Let’s not throw the baby out with the bath water. We need to eliminate predatory loans but not the benefits of owning a home. Homeownership builds equity and wealth, fuels economic growth, and creates jobs in the home construction and remodeling sectors, representing about 10 percent of US gross domestic product (GDP). The housing sector alone was responsible for over 75 percent of all job growth between 2004 and 2007. Studies have shown that benefits for children of homeowners include their likelihood of achieving higher levels of education and earnings, and a diminished probability of experiencing teen pregnancy and welfare dependence. Other benefits include improved maintenance of homes and enhanced neighborhood stability.
Myth #3: Because low-income homebuyers are riskier borrowers and in recent years had access to too much credit, they were bound to default on their loans.
According to this myth, low-income households are generally assumed to possess “less than stellar” credit. However, data on many low-income borrowers show that they are not riskier borrowers than those with higher incomes, especially when their actual credit worthiness is appropriately measured.
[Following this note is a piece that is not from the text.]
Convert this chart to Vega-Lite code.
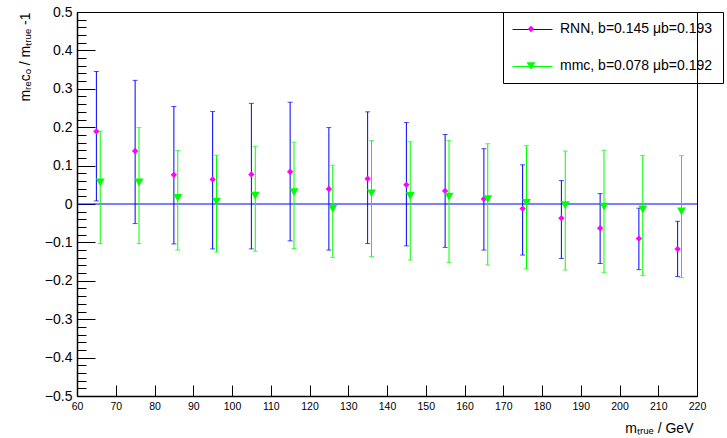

Rather, when these borrowers do have access to credit and well-designed affordable homeownership programs, they pay their mortgages diligently, maintain their loans longer, and their mortgages often turn out to be fairly profitable and stable for lenders.
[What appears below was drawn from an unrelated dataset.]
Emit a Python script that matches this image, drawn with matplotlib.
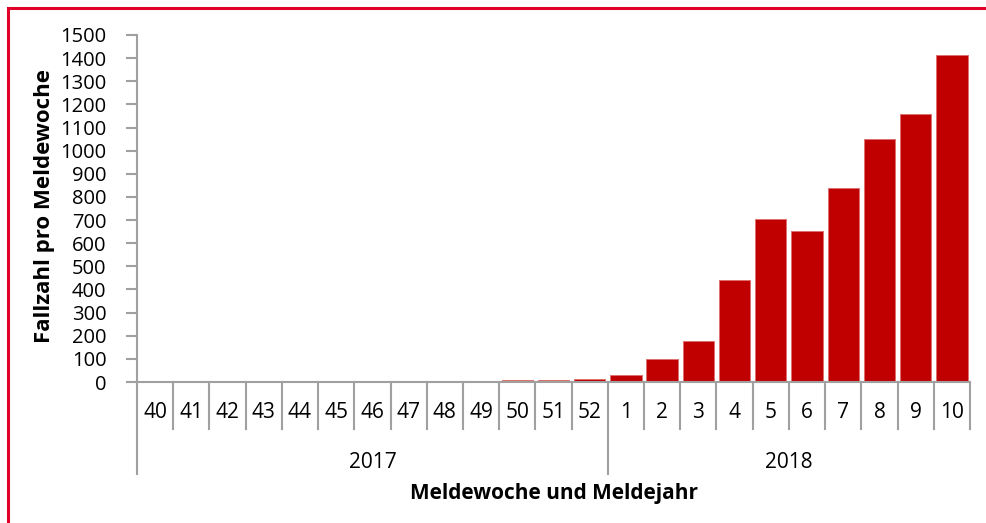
import matplotlib
matplotlib.use("Agg")
import matplotlib.pyplot as plt
import matplotlib.transforms as mtransforms
from matplotlib.patches import Rectangle

weeks = ["40", "41", "42", "43", "44", "45", "46", "47", "48", "49", "50", "51", "52",
         "1", "2", "3", "4", "5", "6", "7", "8", "9", "10"]
years = ["2017", "2018"]
year_counts = [13, 10]
cases = [1, 1, 1, 1, 1, 1, 1, 1, 1, 1, 8, 8, 14,
         30, 99, 177, 441, 704, 652, 839, 1050, 1157, 1414]
yticks = list(range(0, 1501, 100))

plt.rcParams['font.family'] = ['Open Sans', 'DejaVu Sans']

W, H = 986, 523
fig = plt.figure(figsize=(W / 100, H / 100), dpi=100)
ax = fig.add_axes([137 / W, 1 - 382 / H, (970 - 137) / W, 347 / H])

grey = '#A0A0A0'
x = list(range(len(weeks)))
ax.bar(x, cases, width=0.865, color='#C00000', edgecolor='#E07070', linewidth=0.7, zorder=2)
ax.set_xlim(-0.5, len(weeks) - 0.5)
ax.set_ylim(0, 1500)
ax.set_yticks(yticks)
ax.set_yticklabels([str(v) for v in yticks], fontsize=14.5, color='#000000')
ax.tick_params(axis='y', direction='out', length=8, width=1.5, color=grey, pad=14)
ax.tick_params(axis='x', bottom=False, labelbottom=False)
for s in ['top', 'right']:
    ax.spines[s].set_visible(False)
ax.spines['left'].set_color(grey)
ax.spines['left'].set_linewidth(1.5)
ax.spines['bottom'].set_color(grey)
ax.spines['bottom'].set_linewidth(1.5)

trans = mtransforms.blended_transform_factory(ax.transData, ax.transAxes)
wk_low = -47 / 347
yr_low = -92 / 347
year_bounds = [-0.5]
acc = -0.5
for c in year_counts:
    acc += c
    year_bounds.append(acc)
for i in range(len(weeks) + 1):
    xs = i - 0.5
    low = yr_low if (xs in year_bounds[:-1]) else wk_low
    ax.plot([xs, xs], [0, low], transform=trans, color=grey, lw=1.5, clip_on=False)
for i, w in enumerate(weeks):
    ax.text(i, -31 / 347, w, transform=trans, ha='center', va='center', fontsize=15)
for j, yname in enumerate(years):
    cx = (year_bounds[j] + year_bounds[j + 1]) / 2
    ax.text(cx, -81 / 347, yname, transform=trans, ha='center', va='center', fontsize=15)

ax.text(0.5, -111 / 347, "Meldewoche und Meldejahr", transform=ax.transAxes,
        ha='center', va='center', fontsize=15, fontweight='bold')
fig.text(45 / W, 1 - 206 / H, "Fallzahl pro Meldewoche", rotation=90,
         ha='center', va='center', fontsize=16, fontweight='bold')

fig.patches.append(Rectangle((8 / W, -0.1), 1.2, 1 - 8 / H + 0.1, transform=fig.transFigure,
                             fill=False, edgecolor='#E0002A', linewidth=2.2))

fig.savefig("out.png", dpi=100)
Over the past four decades, the US Department of Agriculture has successfully carried out the Section 502 Single Family Homeownership Loan Program, which has benefited hundreds of thousands of rural low-income families and experienced low default rates. Other examples confirming that lower income borrowers who are well-prepared and pre-approved for mortgage loans can achieve sustainable homeownership include:
- In 2007, Neighborhood Housing Services reported that of nearly 3,000 loans it funded to borrowers averaging only two-thirds of the national median income, the delinquency rate was only 3 percent, considerably below the 15 percent subprime default rate at the time.
- The Massachusetts Affordable Alliance program has enabled more than 13,000 families with below median incomes to become first-time homeowners over the past 18 years. A recent review shows that the delinquency rate in the first nine months of 2008 was 2 percent, compared to 4 percent for all prime mortgage loans statewide, and considerably below the subprime default rate.
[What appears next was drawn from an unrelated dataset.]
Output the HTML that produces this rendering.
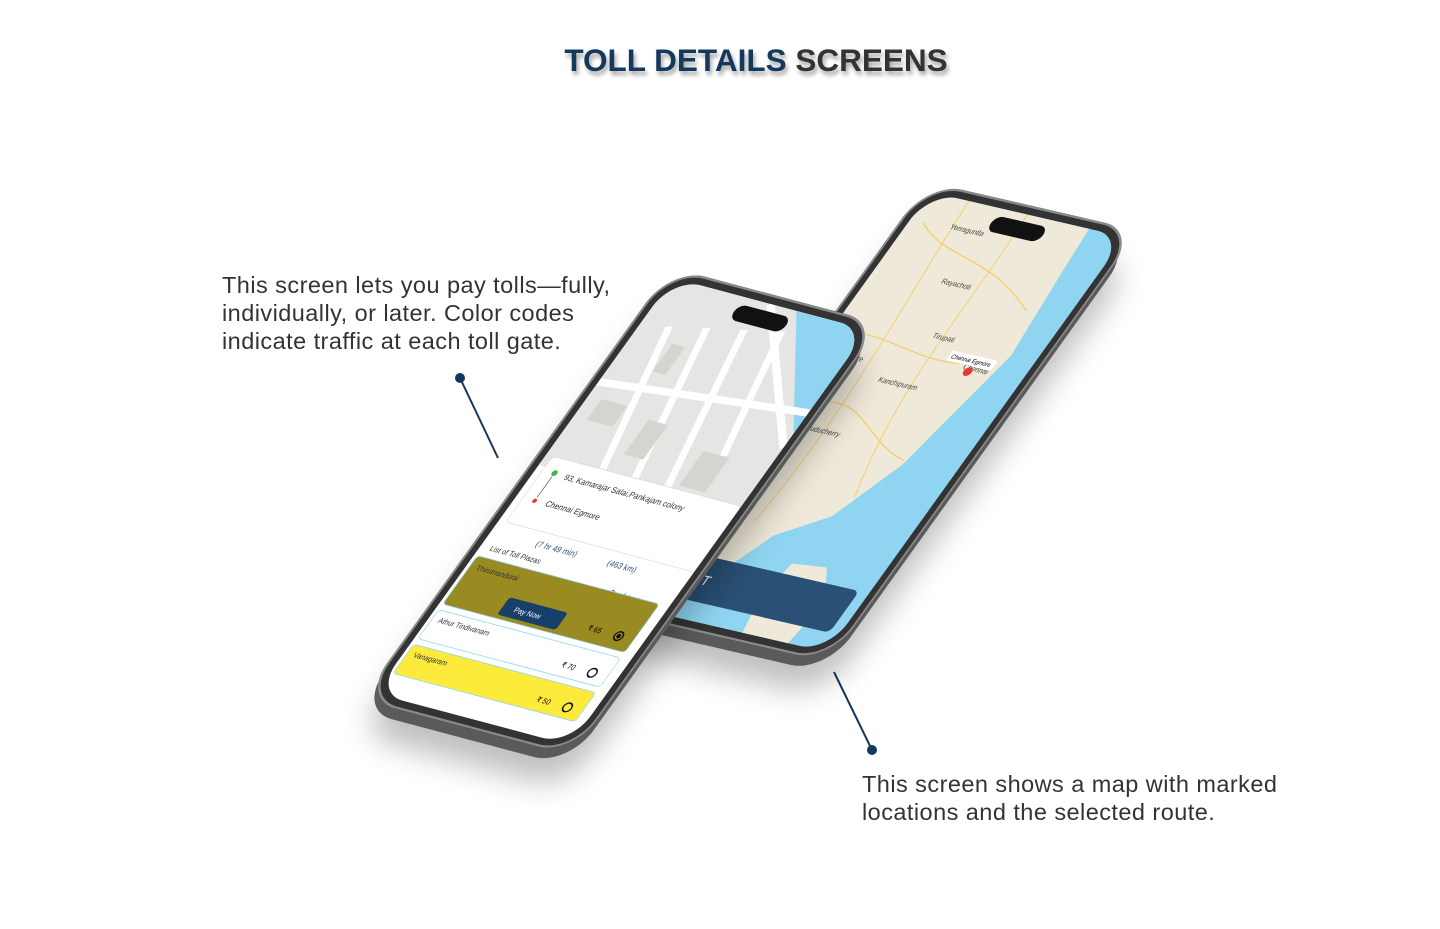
<!DOCTYPE html>
<html><head><meta charset="utf-8"><style>
body{margin:0;width:1440px;height:929px;background:#fff;position:relative;overflow:hidden;font-family:"Liberation Sans",sans-serif}
.title{position:absolute;top:42px;left:0;width:1512px;text-align:center;font-size:31.5px;font-weight:bold;letter-spacing:0px;text-shadow:2px 4px 4px rgba(0,0,0,.35)}
.t{position:absolute;font-size:23.5px;letter-spacing:0.45px;line-height:28px;color:#333}
.ph{position:absolute;left:0;top:0;transform-origin:0 0}
.frame{position:absolute;left:-12px;top:-12px;width:324px;height:624px;border-radius:52px;background:#333;box-shadow:0 0 0 3px #8a8a8a inset}
.slab{position:absolute;left:-12px;top:-12px;width:324px;height:624px;border-radius:52px;background:#5a5a5a}
.scr{position:absolute;left:0;top:0;width:300px;height:600px;border-radius:42px;overflow:hidden}
.isl{position:absolute;left:110px;top:10px;width:80px;height:22px;border-radius:12px;background:#111}
</style></head><body>
<div class="title"><span style="color:#15395e">TOLL DETAILS</span> <span style="color:#333">SCREENS</span></div>
<div class="t" style="left:222px;top:271px">This screen lets you pay tolls—fully,<br>individually, or later. Color codes<br>indicate traffic at each toll gate.</div>
<div class="t" style="left:862px;top:770px">This screen shows a map with marked<br>locations and the selected route.</div>
<svg style="position:absolute;left:0;top:0" width="1440" height="929">
<line x1="460" y1="378" x2="498" y2="458" stroke="#15395e" stroke-width="2"/><circle cx="460" cy="378" r="5" fill="#15395e"/>
<line x1="872" y1="750" x2="834" y2="672" stroke="#15395e" stroke-width="2"/><circle cx="872" cy="750" r="5" fill="#15395e"/>
</svg>

<!-- back phone -->
<div class="ph" style="transform:matrix(0.65,0.15,-0.497,0.692,930,192)">
 <div class="slab" style="transform:translate(5px,14px);box-shadow:20px 30px 40px rgba(0,0,0,.25)"></div>
 <div class="frame"></div>
 <div class="scr" style="background:#8fd5f2">
  <svg width="300" height="600" viewBox="0 0 300 600">
   <polygon points="0,0 245,0 250,60 262,180 222,346 178,430 120,470 60,480 0,470" fill="#efe9da"/>
   <polygon points="0,470 60,480 120,470 90,520 40,540 0,530" fill="#efe9da"/>
   <polygon points="170,500 220,495 250,540 240,600 170,600 160,550" fill="#efe9da"/>
   <g stroke="#f3cf6a" stroke-width="1.5" fill="none">
    <path d="M20,40 C80,80 140,60 240,120"/><path d="M10,200 C90,180 160,230 250,190"/><path d="M40,300 C100,260 150,330 220,340"/><path d="M60,0 C70,150 100,300 80,460"/><path d="M150,0 C160,120 140,250 190,400"/>
   </g>
   <g font-size="10" fill="#444"><text x="60" y="40">Yerraguntla</text><text x="100" y="110">Rayachoti</text><text x="140" y="180">Tirupati</text><text x="40" y="230">Vellore</text><text x="110" y="250">Kanchipuram</text><text x="60" y="330">Puducherry</text><text x="210" y="210">Chennai</text></g>
   <rect x="180" y="190" width="70" height="14" rx="3" fill="#fff"/><text x="184" y="200" font-size="8">Chennai Egmore</text>
   <circle cx="220" cy="212" r="6" fill="#e53935"/>
   <rect x="0" y="515" width="285" height="60" rx="8" fill="#2a5075"/>
   <text x="30" y="552" fill="#fff" font-size="18">NEXT</text>
  </svg>
  <div class="isl"></div>
 </div>
</div>

<!-- front phone -->
<div class="ph" style="transform:matrix(0.65,0.173,-0.497,0.692,673,278)">
 <div class="slab" style="transform:translate(5px,14px);box-shadow:20px 30px 40px rgba(0,0,0,.25)"></div>
 <div class="frame"></div>
 <div class="scr" style="background:#fff">
  <svg width="300" height="600" viewBox="0 0 300 600">
   <rect width="300" height="270" fill="#e6e5e3"/>
   <polygon points="190,0 300,0 300,150" fill="#8fd5f2"/>
   <g stroke="#fff" stroke-width="10" fill="none">
    <path d="M0,150 L300,120"/><path d="M40,60 L90,270"/><path d="M90,50 L140,270"/><path d="M140,40 L190,270"/><path d="M190,30 L230,200"/><path d="M150,0 L300,170"/>
   </g>
   <g fill="#d6d4d1"><rect x="20" y="170" width="40" height="30"/><rect x="100" y="180" width="30" height="50"/><rect x="200" y="200" width="40" height="50"/><rect x="60" y="80" width="20" height="40"/></g>
   <rect x="10" y="255" width="290" height="95" rx="6" fill="#fff" stroke="#ddd"/>
   <circle cx="28" cy="275" r="4" fill="#3cb54a"/><line x1="28" y1="280" x2="28" y2="310" stroke="#555"/><circle cx="28" cy="315" r="3" fill="#e53935"/>
   <text x="45" y="280" font-size="11" fill="#333">93, Kamarajar Salai,Pankajam colony</text>
   <text x="45" y="318" font-size="11" fill="#333">Chennai Egmore</text>
   <text x="70" y="370" font-size="11" fill="#2a5075">(7 hr 49 min)</text><text x="180" y="370" font-size="11" fill="#2a5075">(463 km)</text>
   <text x="15" y="390" font-size="10" fill="#333">List of Toll Plazas</text>
   <text x="210" y="405" font-size="10" fill="#333">Pay later</text><text x="270" y="408" font-size="14">&gt;</text>
   <rect x="5" y="400" width="280" height="70" rx="5" fill="#9a8a22" stroke="#8fd5f2"/>
   <text x="15" y="418" font-size="10" fill="#333">Thirumandurai</text>
   <rect x="85" y="440" width="90" height="25" rx="4" fill="#16406a"/><text x="103" y="457" font-size="10" fill="#fff">Pay Now</text>
   <text x="215" y="455" font-size="10">₹ 65</text><circle cx="262" cy="452" r="6" fill="none" stroke="#111" stroke-width="2"/><circle cx="262" cy="452" r="3" fill="#111"/>
   <rect x="5" y="478" width="280" height="42" rx="5" fill="#fff" stroke="#8fd5f2"/>
   <text x="15" y="494" font-size="10" fill="#333">Athur Tindivanam</text><text x="215" y="508" font-size="10">₹ 70</text><circle cx="262" cy="505" r="6" fill="none" stroke="#111" stroke-width="2"/>
   <rect x="5" y="528" width="280" height="42" rx="5" fill="#fdeb3b" stroke="#8fd5f2"/>
   <text x="15" y="544" font-size="10" fill="#333">Vanagaram</text><text x="215" y="558" font-size="10">₹ 50</text><circle cx="262" cy="555" r="6" fill="none" stroke="#111" stroke-width="2"/>
  </svg>
  <div class="isl"></div>
 </div>
</div>
</body></html>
- In 2009, the overall default rate for nearly 9,000 low-income families who purchased homes through the use of affordable housing programs in Boston, Chicago, Los Angeles, New York, and San Francisco was less than 1 percent. In 2010, a report on New York City’s affordable homeownership program showed only 13 foreclosures out of more than 20,000 homes sold to low-income families.
- Housing our Communities (HOC), a nonprofit housing organization based in Arizona and Nevada, has used various homeownership assistance programs successfully. Despite high rates of foreclosure in those two states, HOC has produced 384 first-time home buyers between October 1, 2007 and September 30, 2009. It has experienced only four foreclosures since 1988 and none over the last five years. HOC is currently helping someone become a first-time homeowner every three days by providing one-on-one counseling and fully preparing the home buyer to obtain the right affordable loan product.
In spite of the foreclosure debacle, a great number of mortgage-ready Americans should now be able to achieve sustainable homeownership. At a time of historically low interest rates and home prices, mortgage loans can and must be made the right way by providing home buyer education and counseling, reasonable loan terms, affordable down payments, and homeownership assistance to qualified home buyers.